Not everyone is a natural born salesperson, but if you run a business, it’s a skill you need to have. If you weren’t born with that talent, here are some tips to help you make your next sale:
We’ve all heard that “knowledge is power”, so the first step to being able to sell your product is to know it inside and out. Being knowledgeable about your services has multiple benefits, including giving you the confidence to talk about what you’re offering, presenting the benefits in a way your customer can relate to, and being able to offer advice when necessary.

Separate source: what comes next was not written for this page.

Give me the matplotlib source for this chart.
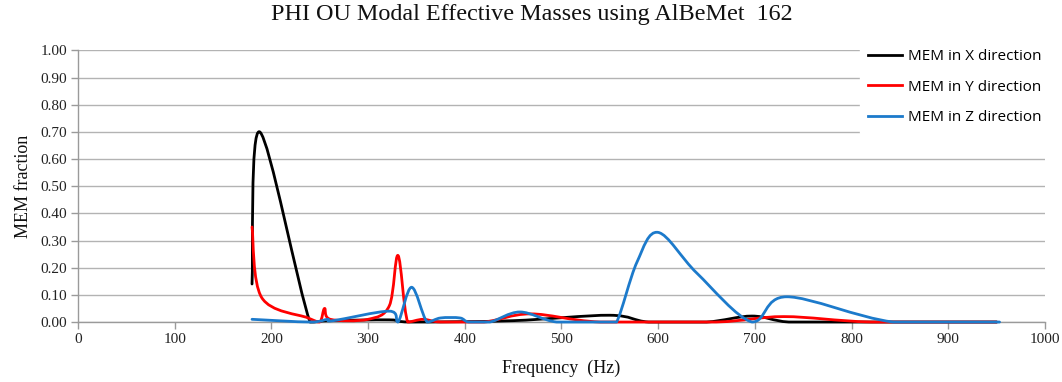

Ever notice that the 3rd pitch you make is more likely to close than the 1st pitch you make? You’ll never improve any skill without practice. Try "selling" your service to someone you know first, like a family member or friend who isn't familiar with the ins and outs of your industry. Chances are, they'll ask some questions you may not have anticipated. This exercise will prepare you for similar questions in the future, and help you keep your mind open when a potential customer asks a question or has a concern you may not expect.
Build trust by listening to your customer's needs and wants. We’re so used to being "sold to" in the negative sense, that when you actually take the time to figure out what your customer is looking for, rather than just pushing the highest priced service, they'll be impressed.
Once you’re familiar with what your potential customer needs and wants, educate them by giving them everything necessary to make an informed decision, not just the advantages.
Don’t use scare tactics to convince them to buy. The goal is to inform customers and guide them to make a good choice. This isn’t to say you should avoid sharing your opinions, but don't try to intimidate them into buying. In this article by the Harvard Business Review, Scott Edinger, author of The Hidden Leader, says that your goal should be “to work in collaboration” with your customer.
If your client can tell that you're looking out for their best interest, it goes a long way in building trust. They'll come to know you as an expert in your field, view you as a trusted advisor, and return to you with questions, their business, and hopefully referrals.
How often do you give a company repeat business because you already know and trust them or because it's easier than doing the research to find someone new?
It’s much easier (and less expensive) to make a sale to an existing customer than to gain a new one [source]. So, rather than spending all of your time and money trying to acquire new business, take a look at your existing client list too!
Use technology to your advantage with strategic email campaigns and reminders. Keeping the line of communication between you and your customers open is a key part of getting repeat business. You'll stay top of mind and be the first one they contact when they need more help.